By Caleb Faires
In a world full of self-worship and runaway passions, Romans 1 is arresting and sobering. This isn’t the sort of thing most people want to talk about at your local coffee shop or over dinner and drinks. Paul directly confronts sin and brings us face to face with God’s righteous wrath. Indeed, God’s wrath, says Paul, is revealed against all ungodliness.
The judgment described is frightening. Perhaps the most frightening phrase is this: “God delivered them over” (Romans 1:24). When our hearts are blind, false, and desiring iniquity and evil, He gives us what we desire. To get what we want in this life is sometimes—dare I say most of the time—not a blessing but judgment.
In his “Letter from a Birmingham Jail,” Dr. Martin Luther King, Jr. said, “Injustice anywhere is a threat to justice everywhere.” So also unrighteousness anywhere is a threat to righteousness everywhere. The minute we begin condoning evil, justifying our selfishness, and excusing our pet sins, instead of repenting of them, we are asking for judgment: for blindness, darkness, waywardness, folly, debased minds, and perverse passions.

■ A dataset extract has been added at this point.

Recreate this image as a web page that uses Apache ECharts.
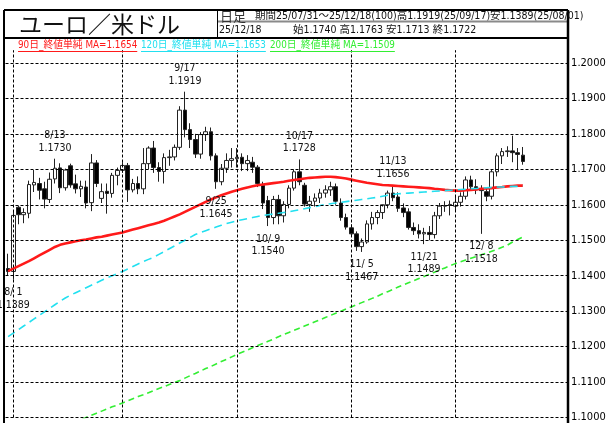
<!DOCTYPE html>
<html><head><meta charset="utf-8">
<script src="https://cdn.jsdelivr.net/npm/echarts@6.0.0/dist/echarts.min.js"></script>
<style>html,body{margin:0;padding:0;background:#fff;}#c{width:610px;height:423px;}</style>
</head><body><div id="c"></div>
<script>
// ---------- data ----------
const dates = ['7/31',
 '8/1','8/4','8/5','8/6','8/7','8/8','8/11','8/12','8/13','8/14','8/15','8/18','8/19','8/20','8/21','8/22','8/25','8/26','8/27','8/28','8/29',
 '9/1','9/2','9/3','9/4','9/5','9/8','9/9','9/10','9/11','9/12','9/15','9/16','9/17','9/18','9/19','9/22','9/23','9/24','9/25','9/26','9/29','9/30',
 '10/1','10/2','10/3','10/6','10/7','10/8','10/9','10/10','10/13','10/14','10/15','10/16','10/17','10/20','10/21','10/22','10/23','10/24','10/27','10/28','10/29','10/30',
 '11/3','11/4','11/5','11/6','11/7','11/10','11/11','11/12','11/13','11/14','11/17','11/18','11/19','11/20','11/21','11/24','11/25','11/26','11/27','11/28',
 '12/1','12/2','12/3','12/4','12/5','12/8','12/9','12/10','12/11','12/12','12/15','12/16','12/17','12/18'];
const opens = [1.1420,
 1.1412,1.1593,1.1572,1.1576,1.1656,1.1660,1.1645,1.1615,1.1673,1.1704,1.1648,1.1710,1.1659,1.1645,1.1650,1.1606,1.1718,1.1618,1.1638,1.1632,1.1683,
 1.1697,1.1711,1.1642,1.1660,1.1645,1.1716,1.1760,1.1705,1.1694,1.1733,1.1735,1.1762,1.1867,1.1812,1.1784,1.1743,1.1798,1.1806,1.1738,1.1665,1.1703,1.1725,
 1.1730,1.1734,1.1716,1.1720,1.1706,1.1655,1.1612,1.1564,1.1615,1.1569,1.1601,1.1647,1.1693,1.1655,1.1601,1.1610,1.1619,1.1633,1.1642,1.1651,1.1605,1.1564,
 1.1535,1.1518,1.1482,1.1495,1.1546,1.1564,1.1578,1.1600,1.1633,1.1622,1.1591,1.1580,1.1536,1.1527,1.1518,1.1522,1.1516,1.1569,1.1596,1.1598,
 1.1596,1.1607,1.1624,1.1670,1.1651,1.1645,1.1637,1.1624,1.1693,1.1738,1.1750,1.1752,1.1747,1.1740];
const highs = [1.1462,
 1.1582,1.1597,1.1590,1.1668,1.1698,1.1676,1.1665,1.1691,1.1730,1.1717,1.1702,1.1716,1.1685,1.1668,1.1668,1.1743,1.1726,1.1660,1.1660,1.1690,1.1705,
 1.1720,1.1718,1.1673,1.1680,1.1760,1.1765,1.1780,1.1720,1.1745,1.1755,1.1770,1.1878,1.1919,1.1830,1.1800,1.1805,1.1820,1.1818,1.1745,1.1715,1.1745,1.1760,
 1.1760,1.1745,1.1740,1.1735,1.1712,1.1665,1.1625,1.1625,1.1628,1.1610,1.1655,1.1700,1.1728,1.1662,1.1625,1.1632,1.1645,1.1655,1.1665,1.1660,1.1618,1.1575,
 1.1545,1.1525,1.1505,1.1556,1.1580,1.1585,1.1595,1.1640,1.1656,1.1635,1.1604,1.1590,1.1550,1.1545,1.1535,1.1540,1.1580,1.1605,1.1610,1.1612,
 1.1625,1.1635,1.1680,1.1682,1.1672,1.1655,1.1650,1.1700,1.1745,1.1760,1.1765,1.1795,1.1760,1.1763];
const lows = [1.1400,
 1.1389,1.1545,1.1548,1.1562,1.1636,1.1615,1.1590,1.1605,1.1660,1.1633,1.1640,1.1648,1.1632,1.1622,1.1590,1.1582,1.1650,1.1605,1.1575,1.1620,1.1655,
 1.1690,1.1608,1.1635,1.1630,1.1630,1.1700,1.1690,1.1665,1.1660,1.1710,1.1725,1.1755,1.1790,1.1760,1.1732,1.1730,1.1780,1.1725,1.1645,1.1655,1.1690,1.1705,
 1.1705,1.1695,1.1695,1.1690,1.1650,1.1588,1.1540,1.1545,1.1545,1.1550,1.1590,1.1640,1.1655,1.1595,1.1580,1.1595,1.1605,1.1620,1.1625,1.1600,1.1555,1.1530,
 1.1510,1.1470,1.1467,1.1490,1.1530,1.1545,1.1560,1.1590,1.1610,1.1580,1.1565,1.1530,1.1515,1.1505,1.1489,1.1500,1.1505,1.1560,1.1580,1.1570,
 1.1585,1.1595,1.1615,1.1640,1.1630,1.1518,1.1610,1.1615,1.1680,1.1715,1.1735,1.1720,1.1700,1.1713];
const closes = [1.1412,
 1.1570,1.1572,1.1578,1.1657,1.1663,1.1641,1.1616,1.1672,1.1703,1.1648,1.1698,1.1656,1.1645,1.1652,1.1605,1.1718,1.1660,1.1637,1.1632,1.1683,1.1697,
 1.1711,1.1642,1.1660,1.1645,1.1716,1.1760,1.1705,1.1694,1.1733,1.1735,1.1762,1.1867,1.1812,1.1784,1.1743,1.1798,1.1806,1.1738,1.1665,1.1703,1.1725,1.1730,
 1.1734,1.1716,1.1725,1.1706,1.1660,1.1605,1.1564,1.1615,1.1569,1.1601,1.1647,1.1693,1.1665,1.1602,1.1610,1.1619,1.1633,1.1642,1.1651,1.1610,1.1564,1.1537,
 1.1518,1.1482,1.1495,1.1546,1.1564,1.1578,1.1600,1.1633,1.1620,1.1590,1.1578,1.1536,1.1527,1.1518,1.1522,1.1516,1.1569,1.1596,1.1598,1.1601,
 1.1607,1.1624,1.1670,1.1651,1.1642,1.1640,1.1624,1.1693,1.1738,1.1750,1.1752,1.1747,1.1742,1.1722];
const ma90 = [1.1413,
 1.1420,1.1427,1.1434,1.1441,1.1449,1.1457,1.1465,1.1473,1.1481,1.1487,1.1491,1.1494,1.1497,1.1500,1.1502,1.1505,1.1508,1.1510,1.1513,1.1516,1.1519,
 1.1522,1.1526,1.1530,1.1534,1.1538,1.1542,1.1546,1.1550,1.1555,1.1561,1.1567,1.1573,1.1580,1.1587,1.1594,1.1601,1.1608,1.1615,1.1621,1.1627,1.1632,1.1637,
 1.1641,1.1645,1.1649,1.1652,1.1655,1.1657,1.1659,1.1661,1.1663,1.1665,1.1668,1.1670,1.1672,1.1674,1.1676,1.1677,1.1678,1.1679,1.1679,1.1678,1.1676,1.1674,
 1.1671,1.1668,1.1665,1.1662,1.1660,1.1658,1.1656,1.1655,1.1654,1.1653,1.1652,1.1651,1.1650,1.1649,1.1648,1.1647,1.1645,1.1644,1.1642,1.1641,
 1.1640,1.1640,1.1641,1.1642,1.1643,1.1645,1.1646,1.1647,1.1649,1.1650,1.1652,1.1653,1.1654,1.1654];
const ma120 = [1.1228,
 1.1238,1.1248,1.1258,1.1268,1.1278,1.1288,1.1298,1.1308,1.1318,1.1328,1.1337,1.1345,1.1352,1.1359,1.1366,1.1373,1.1380,1.1387,1.1394,1.1400,1.1406,
 1.1412,1.1419,1.1426,1.1433,1.1440,1.1446,1.1452,1.1460,1.1468,1.1476,1.1484,1.1492,1.1500,1.1508,1.1516,1.1522,1.1527,1.1532,1.1537,1.1542,1.1547,1.1551,
 1.1555,1.1558,1.1561,1.1564,1.1567,1.1570,1.1572,1.1574,1.1576,1.1578,1.1580,1.1583,1.1586,1.1589,1.1592,1.1595,1.1598,1.1601,1.1603,1.1605,1.1607,1.1609,
 1.1611,1.1613,1.1615,1.1617,1.1619,1.1621,1.1624,1.1627,1.1629,1.1631,1.1632,1.1633,1.1634,1.1635,1.1636,1.1637,1.1638,1.1639,1.1640,1.1641,
 1.1642,1.1643,1.1644,1.1645,1.1646,1.1647,1.1648,1.1649,1.1650,1.1650,1.1651,1.1652,1.1652,1.1653];
const ma200 = [1.0910,
 1.0916,1.0922,1.0928,1.0934,1.0940,1.0946,1.0952,1.0958,1.0964,1.0970,1.0976,1.0982,1.0988,1.0994,1.1000,1.1006,1.1012,1.1018,1.1024,1.1030,1.1035,
 1.1041,1.1047,1.1053,1.1059,1.1064,1.1070,1.1076,1.1082,1.1087,1.1093,1.1099,1.1104,1.1111,1.1118,1.1124,1.1131,1.1138,1.1144,1.1151,1.1158,1.1164,1.1171,
 1.1178,1.1184,1.1190,1.1197,1.1203,1.1209,1.1215,1.1221,1.1228,1.1234,1.1240,1.1246,1.1252,1.1258,1.1264,1.1270,1.1276,1.1282,1.1288,1.1294,1.1300,1.1306,
 1.1312,1.1318,1.1324,1.1330,1.1336,1.1342,1.1349,1.1355,1.1361,1.1368,1.1374,1.1380,1.1386,1.1392,1.1398,1.1404,1.1410,1.1416,1.1422,1.1428,
 1.1434,1.1439,1.1444,1.1449,1.1454,1.1459,1.1464,1.1469,1.1474,1.1480,1.1486,1.1495,1.1502,1.1509];
const yTicks = [1.10,1.11,1.12,1.13,1.14,1.15,1.16,1.17,1.18,1.19,1.20];
const monthStarts = ['8/1','9/1','10/1','11/3','12/1'];
const peakDates = ['8/13','9/17','10/17','11/13'];
const troughDates = ['8/1','9/25','10/9','11/5','11/21','12/8'];
const padCount = 8;

const titleText = 'ユーロ／米ドル';
const headRow1a = '日足';
const headRow1b = '期間25/07/31～25/12/18(100)高1.1919(25/09/17)安1.1389(25/08/01)';
const headRow2a = '25/12/18';
const headRow2b = '始1.1740 高1.1763 安1.1713 終1.1722';
const legendTexts = ['90日_終値単純 MA=1.1654','120日_終値単純 MA=1.1653','200日_終値単純 MA=1.1509'];
const maColors = ['#ff1a1a','#22e0f0','#33ee33'];

// ---------- build ----------
const F = '"DejaVu Sans Condensed","Noto Sans CJK JP",sans-serif';
const cats = dates.slice();
for (let k = 0; k < padCount; k++) cats.push('pad' + k);
const candle = dates.map((d, i) => [opens[i], closes[i], lows[i], highs[i]]);
function fmtDate(d) { const p = d.split('/'); return p[0] + '/' + (p[1].length < 2 ? ' ' + p[1] : p[1]); }

const mctx = document.createElement('canvas').getContext('2d');
function tw(text, font) { mctx.font = font; return mctx.measureText(text).width; }

const markData = [];
peakDates.forEach(d => { const i = dates.indexOf(d);
  markData.push({coord: [d, highs[i]], label: {position: 'top', distance: 4, formatter: fmtDate(d) + '\n' + highs[i].toFixed(4)}}); });
troughDates.forEach(d => { const i = dates.indexOf(d);
  markData.push({coord: [d, lows[i]], label: {position: 'bottom', distance: 6, formatter: fmtDate(d) + '\n' + lows[i].toFixed(4)}}); });

const graphic = [];
function gline(x1, y1, x2, y2, w, c, z) { graphic.push({type: 'line', z: z || 100, silent: true, shape: {x1, y1, x2, y2}, style: {stroke: c || '#000', lineWidth: w}}); }
function gtext(x, y, text, font, fill, z) { graphic.push({type: 'text', z: z || 101, silent: true, x: x, y: y,
  style: {text: text, font: font, fill: fill || '#000', textVerticalAlign: 'middle', verticalAlign: 'middle', textAlign: 'left', align: 'left'}}); }

// frame
gline(4, 10, 568, 10, 2);
gline(4, 38, 568, 38, 2);
gline(4, 10, 4, 423, 2);
gline(568, 10, 568, 423, 2.5);
gline(217.5, 10, 217.5, 38, 1);
gline(218, 21.5, 567, 21.5, 2, '#8a8a8a', 99);
// header texts
gtext(19, 24, titleText, 'normal 23px "Noto Sans CJK JP",sans-serif', '#111');
gtext(220, 16, headRow1a, 'normal 13px "Noto Sans CJK JP",sans-serif', '#333');
gtext(255, 16, headRow1b, 'normal 10.5px ' + F, '#111');
gtext(219, 30, headRow2a, 'normal 10.5px ' + F, '#111');
gtext(293, 30, headRow2b, 'normal 10.5px ' + F, '#111');
// legend
const legX = [18, 141, 270];
legendTexts.forEach((t, k) => {
  const font = 'normal 9.8px ' + F;
  gtext(legX[k], 45, t, font, maColors[k]);
  gline(legX[k], 51.5, legX[k] + tw(t, font), 51.5, 1, maColors[k]);
});

const dash = [3, 2];
const option = {
  animation: false,
  backgroundColor: '#fff',
  grid: {left: 5.5, top: 50.2, width: 561.6, height: 376.4, containLabel: false},
  xAxis: {type: 'category', data: cats, boundaryGap: true,
    axisLine: {show: false}, axisTick: {show: false}, axisLabel: {show: false}, splitLine: {show: false}},
  yAxis: {type: 'value', position: 'right', min: 1.10, max: 1.2036, interval: 0.01, scale: true,
    axisLine: {show: false}, axisTick: {show: false}, splitLine: {show: false},
    axisLabel: {show: true, margin: 4, color: '#000', fontSize: 11, fontFamily: F, showMaxLabel: false,
      padding: [0, 0, 6, 0], formatter: v => v.toFixed(4)}},
  graphic: graphic,
  series: [
    {type: 'scatter', data: [], z: 1, silent: true,
      markLine: {silent: true, symbol: ['none', 'none'], label: {show: false}, animation: false,
        lineStyle: {color: '#000', width: 1, type: dash},
        data: yTicks.map(v => ({yAxis: v})).concat(monthStarts.map(d => ({xAxis: d})))}},
    {type: 'candlestick', data: candle, z: 3, barWidth: 4,
      itemStyle: {color: '#ffffff', color0: '#000000', borderColor: '#222', borderColor0: '#222', borderWidth: 1},
      markPoint: {symbol: 'circle', symbolSize: 1, silent: true, animation: false,
        itemStyle: {color: 'rgba(0,0,0,0)'},
        label: {show: true, color: '#111', fontSize: 10.5, lineHeight: 12.5, fontFamily: F, align: 'center'},
        data: markData}},
    {type: 'line', data: ma90, z: 4, symbol: 'none', silent: true, lineStyle: {color: maColors[0], width: 2.6}},
    {type: 'line', data: ma120, z: 4, symbol: 'none', silent: true, lineStyle: {color: maColors[1], width: 1.6, type: [8, 5]}},
    {type: 'line', data: ma200, z: 4, symbol: 'none', silent: true, lineStyle: {color: maColors[2], width: 1.6, type: [6, 4]}}
  ]
};
const chart = echarts.init(document.getElementById('c'), null, {renderer: 'canvas'});
chart.setOption(option);
</script>
</body></html>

It is a slippery slope, and there aren’t any pit stops along the way. There is no “sort-of” righteous, no “halfway” committed. There is no neutrality. There is wisdom or folly, life or death. “The fear of the LORD is the beginning of knowledge; fools despise wisdom and discipline” (Proverbs 1:7).
However, this talk of judgment isn’t a load of pessimism. God’s righteous wrath is the only good response to a world of sin and even to our own rebellious hearts. It flows from the simple fact that God is good and holy.
God’s holy wrath was bestowed upon Christ on the cross. His righteousness triumphs, yet in the midst of His wrath, He remembers mercy. Because of this, it is possible to both tremble and trust.
I am comforted by Paul’s words in 2 Timothy 3:9: “But they will not make further progress, for their foolishness will be clear to all.” Folly can’t be hidden. Ungodliness and unrighteousness will be revealed for what they are. This is both sobering and glorious news. I am provoked to repent for my own folly and unrighteousness and also to give thanks for God’s faithfulness and grace.
May Christ Himself keep us and guard us against our own folly—from the love of self and the world, from presumption and pride. May He keep us in His grace, that we may fear Him all the days of our lives. Thanks be to God, and to Him alone be the glory!